By Master of Landscape Architecture student, Angelike Angelopoulos

ASLA
On November 15-18, the University of Tennessee, Knoxville, joined more than 6,000 landscape architecture professionals and students from across the U.S. and world in Boston, Massachusetts for the National American Society of Landscape Architects (ASLA) Conference. This is an annual event convening of industry experts, innovative technologies, and educational sessions led by some of the discipline’s top experts.  More than 140 education sessions, field sessions, workshops, and general sessions were offered, ranging in topics from landscape performance and the human health component to systems ecology.  Pioneers like Peter Walker (who lectured at UT this fall), Laurie Olin, Michael Van Valkenburg, and countless others presented.

For the past two years, the UT Landscape Architecture Program has offered full support for student delegates to attend this national meeting.  This year, the Tennessee Student ASLA chapter vice president, Clay Lezon and I, chapter president, Angelike Angelopoulos attended the conference on program scholarships.
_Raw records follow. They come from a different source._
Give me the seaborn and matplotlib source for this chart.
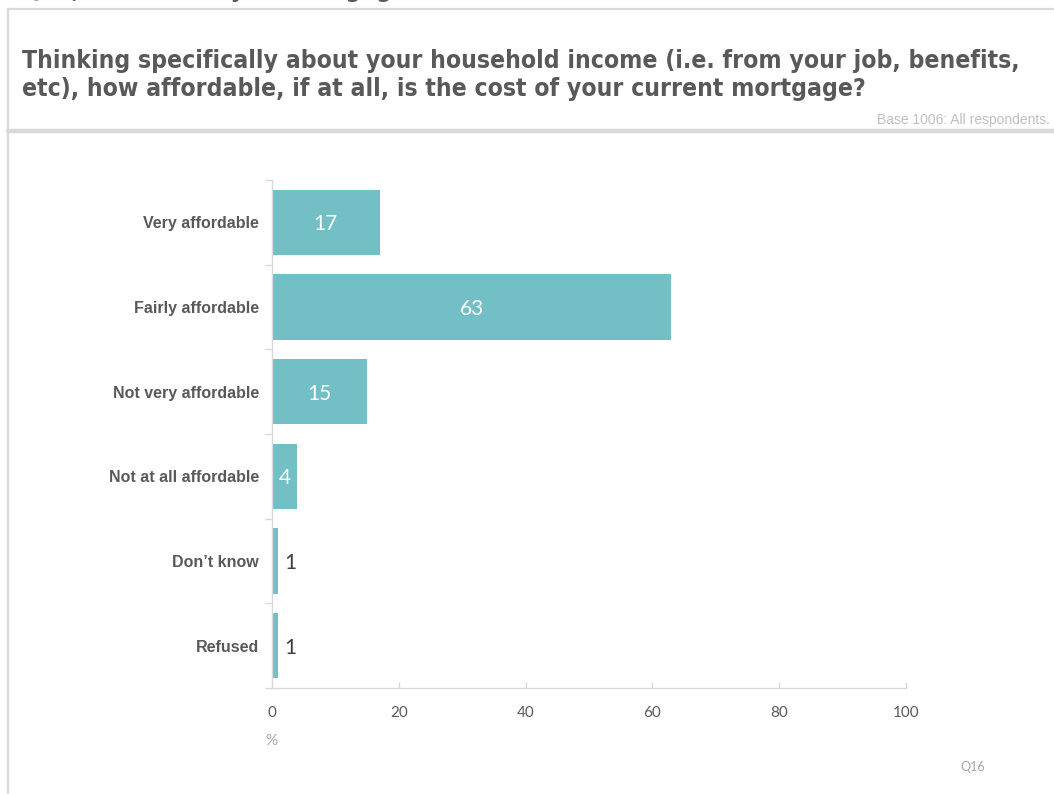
import matplotlib
matplotlib.use("Agg")
import matplotlib.pyplot as plt
from matplotlib.lines import Line2D
from matplotlib.ticker import FixedLocator
import pandas as pd
import seaborn as sns

# Survey responses (% of respondents)
categories = ["Very affordable", "Fairly affordable", "Not very affordable",
              "Not at all affordable", "Don\u2019t know", "Refused"]
percentages = [17, 63, 15, 4, 1, 1]
x_ticks = [0, 20, 40, 60, 80, 100]

question = ("Thinking specifically about your household income (i.e. from your job, benefits,\n"
            "etc), how affordable, if at all, is the cost of your current mortgage?")
slide_heading = "Q16, Affordability of mortgage"
base_note = "Base 1006: All respondents."
question_ref = "Q16"

BAR = "#73bfc6"
GRID = "#d9d9d9"
DARK = "#595959"
LIGHT = "#a6a6a6"

sns.set_theme(style="white")
plt.rcParams["font.family"] = ["Liberation Sans", "DejaVu Sans"]

W, H = 1054, 794
fig = plt.figure(figsize=(W / 100, H / 100), dpi=100)
fig.patch.set_facecolor("white")


def fx(px):
    return px / W


def fy(py):
    return 1 - py / H


# Slide frame
fig.add_artist(Line2D([fx(8), 1], [fy(9), fy(9)], color=GRID, lw=1.6))
fig.add_artist(Line2D([fx(8), fx(8)], [fy(9), 0], color=GRID, lw=1.6))
fig.add_artist(Line2D([fx(8), 1], [fy(131), fy(131)], color=GRID, lw=3.2))

# Heading of the slide, running off the top edge
fig.text(fx(22), fy(-3), slide_heading, ha="left", va="baseline",
         fontsize=17.7, fontweight="bold", color=DARK,
         family=["DejaVu Sans"], fontstretch="condensed")

fig.text(fx(22), fy(75), question, ha="left", va="center", fontsize=17.7,
         fontweight="bold", color=DARK, family=["DejaVu Sans"],
         fontstretch="condensed", linespacing=1.22)
fig.text(fx(1050), fy(120), base_note, ha="right", va="center", fontsize=10,
         color="#bfbfbf", family=["Liberation Sans"])

df = pd.DataFrame({"category": categories, "pct": percentages})

ax = fig.add_axes([fx(272), fy(688), fx(906) - fx(272), fy(180) - fy(688)])
sns.barplot(data=df, y="category", x="pct", orient="h", color=BAR,
            saturation=1, width=0.77, ax=ax, edgecolor="none")

ax.set_xlim(0, 100)
ax.set_ylim(len(categories) - 0.5, -0.5)
ax.set_xlabel("")
ax.set_ylabel("")

for side in ["top", "right"]:
    ax.spines[side].set_visible(False)
for side in ["left", "bottom"]:
    ax.spines[side].set_color(GRID)
    ax.spines[side].set_linewidth(1)

ax.xaxis.set_major_locator(FixedLocator(x_ticks))
ax.set_xticklabels([str(t) for t in x_ticks])
ax.tick_params(axis="x", direction="in", length=4, width=1, color=GRID,
               pad=13, labelsize=11, labelcolor=DARK, bottom=True)
for lab in ax.get_xticklabels():
    lab.set_family(["Lato", "DejaVu Sans"])

ax.yaxis.set_minor_locator(FixedLocator([i - 0.5 for i in range(len(categories) + 1)]))
ax.tick_params(axis="y", which="major", length=0, pad=9.4, labelsize=11.5,
               labelcolor=DARK, left=True)
ax.tick_params(axis="y", which="minor", direction="out", length=5, width=1,
               color=GRID, left=True)
for lab in ax.get_yticklabels():
    lab.set_fontweight("bold")

# Value labels: inside the bar when there is room, otherwise just past it
for i, v in enumerate(percentages):
    if v >= 3:
        ax.text(v / 2, i, str(v), ha="center", va="center_baseline", fontsize=15,
                color="white", family=["Lato", "DejaVu Sans"])
    else:
        ax.text(v + 0.9, i, str(v), ha="left", va="center_baseline", fontsize=15,
                color="#404040", family=["Lato", "DejaVu Sans"])

fig.text(fx(271), fy(741), "%", ha="center", va="center", fontsize=11,
         color=LIGHT, family=["Lato", "DejaVu Sans"])
fig.text(fx(973), fy(767), question_ref, ha="center", va="center", fontsize=9,
         color=LIGHT, family=["Lato", "DejaVu Sans"])

fig.savefig("out.png", dpi=100, facecolor="white")
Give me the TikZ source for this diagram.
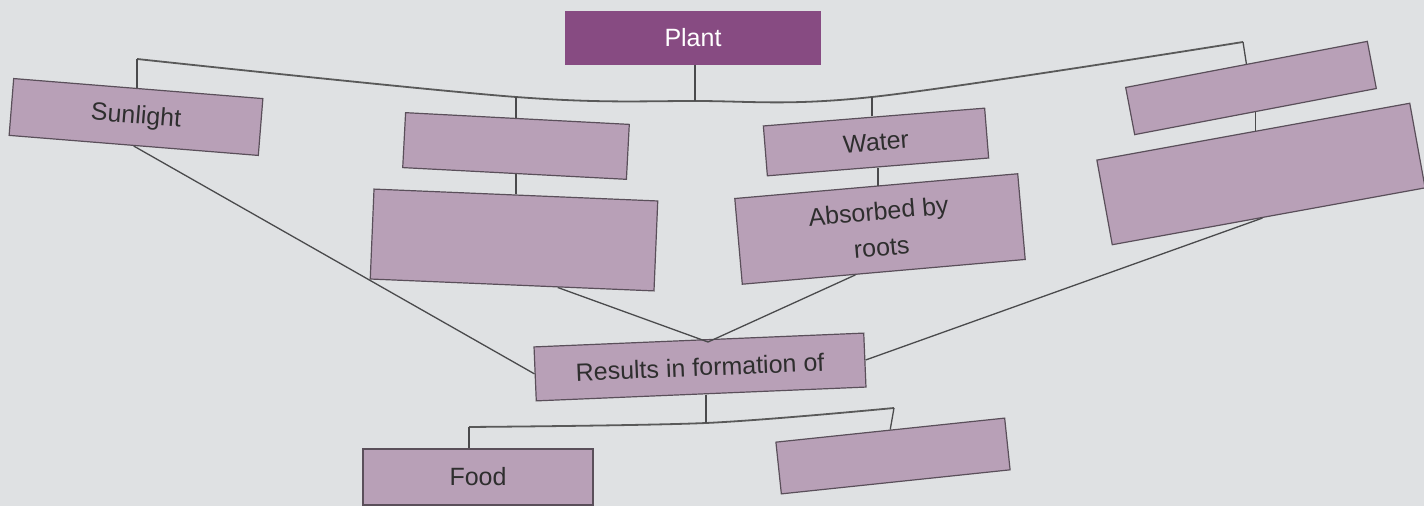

We were joined by fellow student Cameron Rodman.  Each of the MLA students engaged with professionals and industry leaders through the educational workshops, the Industry Expo and alumni reception.

2013 was the first year in the reception’s history that UT was represented. Students at UT’s reception table greeted professionals from across the state of TN, friends of the program from around the country, as well as program alumni and other UT graduates who had gone on to purse graduate studies in landscape architecture at other institutions.

Faculty members Brad CollettCurtis Stewart, and Gale Fulton also attended the conference, maintaining full schedules with visits to multiple Boston area firms, as well as meetings with potential graduate students. During the session breaks, UT representatives toured the city of Boston, making stops along the Freedom Trail to see the U.S.S. Constitution, Bunker Hill, and the new ‘big dig’ site, the Rose Fitzgerald Kennedy Greenway.  Faculty members were given a private tour of portions of the Emerald Necklace and spent some time in the historical Mount Auburn Cemetery.

Next year’s ASLA conference heads to Denver, Colorado where the UT Landscape Architecture Program will continue to be represented by students and faculty.